The recent furore around Scoble and his removal from Facebook due to running a script raises an important question I hadn’t considered. Who is responsible for my contacts? Is it me or is it Facebook? Facebook have said they stopped a script from running on Scoble’s profile as it was scraping information and they were protecting their users from having their information taken by this script. While that sounds fine in principle why do Facebook want access to my Google, Microsoft, Yahoo contacts when I first sign up? All smacks of double standards. The real reason is to stop you easily moving to another site.

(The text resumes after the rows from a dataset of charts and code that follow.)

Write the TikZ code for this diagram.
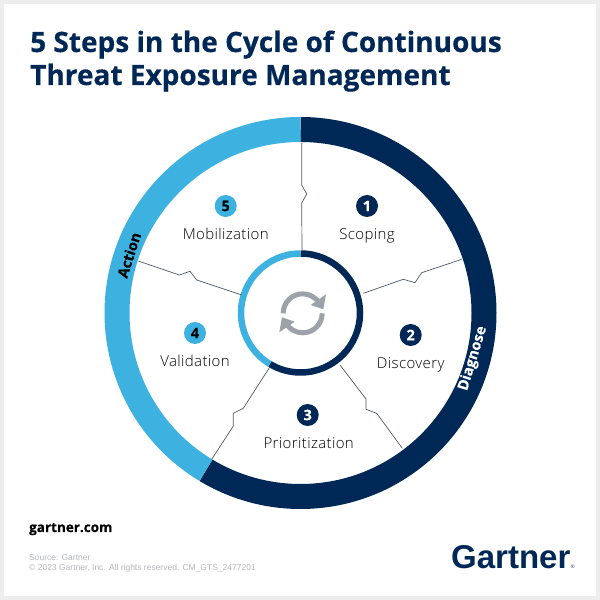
\documentclass[tikz,border=0pt]{standalone}
\usepackage{fontspec}
\setmainfont{Liberation Sans}
\newfontfamily\labelfont[UprightFont=* Light,LetterSpace=2.5]{Open Sans}
\newfontfamily\headfont[BoldFeatures={FakeBold=0.35}]{Open Sans}
\usepackage{xcolor}
\usetikzlibrary{positioning}
\definecolor{navy}{HTML}{002856}
\definecolor{sky}{HTML}{3DB1E0}
\definecolor{cardgray}{HTML}{EDEDED}
\definecolor{icongray}{HTML}{9DA2A9}
\definecolor{sepgray}{HTML}{505866}
\definecolor{sourcegray}{HTML}{B4B7BB}
\tikzset{
  badge/.style={circle,minimum size=22pt,inner sep=0pt,font=\headfont\fontsize{14.5}{14.5}\selectfont\bfseries},
  badgedark/.style={badge,fill=navy,text=white},
  badgelight/.style={badge,fill=sky,text=black},
  steplabel/.style={font=\labelfont\fontsize{15}{15}\selectfont,text=black,inner sep=0pt,text height=11pt,text depth=3pt},
  titleline/.style={anchor=base west,inner sep=0pt,text=navy,font=\headfont\fontsize{28}{28}\selectfont\bfseries},
  sepline/.style={sepgray,line width=0.7pt},
  ringlabel/.style={inner sep=0pt,font=\headfont\fontsize{14.5}{14.5}\selectfont\bfseries},
  sourceline/.style={anchor=base west,inner sep=0pt,text=sourcegray,font=\fontsize{8.5}{8.5}\selectfont}
}
\begin{document}
\begin{tikzpicture}[x=1pt,y=1pt]
\useasboundingbox (0,0) rectangle (600,600);
\fill[cardgray] (0,0) rectangle (600,600);
\fill[white] (4,4) rectangle (596,596);
\coordinate (centre) at (300.5,287);

%title
\node[titleline](titleone) at (30,548){5 Steps in the Cycle of Continuous};
\node[titleline](titletwo) at (30,515){Threat Exposure Management};

%rings
\draw[navy,line width=25pt] (centre) ++(90:183.5pt) arc (90:-121:183.5pt);
\draw[sky,line width=25pt] (centre) ++(90:183.5pt) arc (90:239:183.5pt);
\draw[navy,line width=6.5pt] (centre) ++(90:59.5pt) arc (90:-121:59.5pt);
\draw[sky,line width=6.5pt] (centre) ++(90:59.5pt) arc (90:239:59.5pt);

\node[ringlabel,text=white,rotate=73](diagnose) at (473,241.5){Diagnose};
\node[ringlabel,text=black,rotate=72](action) at (129,345){Action};

%separators
\coordinate (topouter) at (301.7,457);
\coordinate (topinner) at (302,350);
\coordinate (rightouter) at (461.7,340.7);
\coordinate (rightinner) at (363.3,306.7);
\coordinate (leftouter) at (138.3,339);
\coordinate (leftinner) at (241.7,305);
\coordinate (lowrightinner) at (340,235);
\coordinate (lowrightouter) at (402.3,151.7);
\coordinate (lowleftinner) at (270,233.3);
\coordinate (lowleftouter) at (211.7,140.7);
\draw[sepline] (topouter) -- (301.7,415) -- (306.7,406) -- (301.7,397) -- (topinner);
\draw[sepline] (rightouter) -- (421.7,327.3) -- (415,317.3) -- (403.3,320.7) -- (rightinner);
\draw[sepline] (leftouter) -- (179.3,325) -- (190,328.7) -- (196.7,320) -- (leftinner);
\draw[sepline] (lowrightinner) -- (366,201) -- (366,190.7) -- (376.7,186.7) -- (lowrightouter);
\draw[sepline] (lowleftinner) -- (243.3,191.7) -- (233.3,186.7) -- (233.3,174) -- (lowleftouter);

%steps
\node[badgedark](one) at (367,394){1};
\node[steplabel,below = 11.5pt of one](scoping){Scoping};
\node[badgedark](two) at (410.7,265){2};
\node[steplabel,below = 11.5pt of two](discovery){Discovery};
\node[badgedark](three) at (307.7,185){3};
\node[steplabel,below = 11.5pt of three,xshift=1pt](prioritization){Prioritization};
\node[badgelight](four) at (195,267){4};
\node[steplabel,below = 11.5pt of four](validation){Validation};
\node[badgelight](five) at (225.7,394){5};
\node[steplabel,below = 11.5pt of five](mobilization){Mobilization};

%refresh icon
\coordinate (iconcentre) at (302.7,286.7);
\draw[icongray,line width=5pt] (iconcentre) ++(180:19.5pt) arc (180:30:19.5pt);
\draw[icongray,line width=5pt] (iconcentre) ++(0:19.5pt) arc (0:-150:19.5pt);
\fill[icongray] (326,305.7) -- (323.3,290.7) -- (310.7,295) -- cycle;
\fill[icongray] (279.3,267.7) -- (282,282.7) -- (294.7,278.3) -- cycle;

%footer
\node[anchor=base west,inner sep=0pt,text=black,font=\headfont\fontsize{13.5}{13.5}\selectfont\bfseries](site) at (29,68){gartner.com};
\node[sourceline](source) at (29,39){Source: Gartner};
\node[sourceline](rights) at (29,29){\textcopyright{} 2023 Gartner, Inc. All rights reserved. CM\_GTS\_2477201};
\node[anchor=base west,inner sep=0pt,text=navy,font=\fontsize{33}{33}\selectfont\bfseries](logo) at (451,31){Gartner};
\node[inner sep=0pt,text=navy,font=\fontsize{5}{5}\selectfont,anchor=base west](mark) at (logo.base east){\textregistered};
\end{tikzpicture}
\end{document}
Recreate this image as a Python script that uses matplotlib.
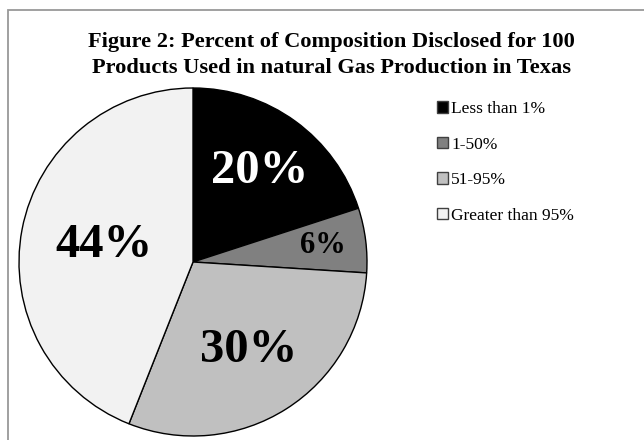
import numpy as np
import matplotlib.pyplot as plt
from matplotlib.patches import Rectangle

# data
categories = ['Less than 1%', '1-50%', '51-95%', 'Greater than 95%']
shares = [20, 6, 30, 44]
colours = ['#000000', '#808080', '#C0C0C0', '#F2F2F2']
label_colours = ['white', 'black', 'black', 'black']
label_sizes = [35, 22, 35, 35]
label_dist = [0.65, 0.75, 0.6, 0.52]

title_lines = ['Figure 2: Percent of Composition Disclosed for 100',
               'Products Used in natural Gas Production in Texas']

plt.rcParams['font.family'] = ['Liberation Serif', 'DejaVu Serif']

W, H = 644, 440
fig = plt.figure(figsize=(W / 100, H / 100), dpi=100)

# outer frame (runs off the right and bottom edge like the original)
fig.patches.append(Rectangle((8 / W, -0.05), 1.0, 1 - 10 / H + 0.05,
                             transform=fig.transFigure, fill=False,
                             edgecolor='#999999', linewidth=1.3))

cx, cy, r = 193, 262, 174
ax = fig.add_axes([(cx - r) / W, (H - cy - r) / H, 2 * r / W, 2 * r / H])
wedges, texts, autotexts = ax.pie(shares, colors=colours, startangle=90,
                                  counterclock=False, autopct='%d%%',
                                  wedgeprops=dict(edgecolor='black', linewidth=1.0))
ax.set_xlim(-1, 1)
ax.set_ylim(-1, 1)
ax.set_aspect('equal')
for w in wedges:
    w.set_clip_on(False)

for w, t, c, s, d in zip(wedges, autotexts, label_colours, label_sizes, label_dist):
    ang = np.deg2rad((w.theta1 + w.theta2) / 2)
    t.set_position((d * np.cos(ang), d * np.sin(ang)))
    t.set_color(c)
    t.set_fontsize(s)
    t.set_fontweight('bold')
    t.set_ha('center')
    t.set_va('center')

# title, two lines, stretched to the width seen in the original
t1 = fig.text(331 / W, 1 - 47 / H, title_lines[0], ha='center', va='baseline',
              fontsize=15, fontweight='bold')
t2 = fig.text(331 / W, 1 - 73 / H, title_lines[1], ha='center', va='baseline',
              fontsize=15, fontweight='bold')
renderer = fig.canvas.get_renderer()
wpx = t1.get_window_extent(renderer).width
for t in (t1, t2):
    t.set_fontsize(15 * 487 / wpx)

leg = fig.legend(wedges, categories, loc='upper left',
                 bbox_to_anchor=(437 / W, 1 - 101 / H), frameon=False,
                 fontsize=12.5, handlelength=0.63, handleheight=0.63,
                 handletextpad=0.2, labelspacing=1.13, borderaxespad=0,
                 borderpad=0)
for h in leg.legend_handles:
    h.set_edgecolor('#404040')
    h.set_linewidth(1.0)

fig.savefig('out.png', dpi=100)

If I worry about my information and who has it online what’s to stop real friends from sharing that information with Facebook, LinkedIn, Google – anyone. I guess nothing really. My contacts on Facebook or in real life have allowed me to store their information making me responsible for it not the application or website that I store it in. Ultimately it is you that is responsible for your information and giving it out to those people or applications that you trust. If your at all worried about it the only person that can really address it is you. It’s a pretty sobering thought, especially when so much of my personal information is easily found on the internet…and that’s mostly down to me. Annoyingly for a lot of the information it’s already too late to clean up. If I could roll back time I would have been a bit smarter in protecting my real life identity online.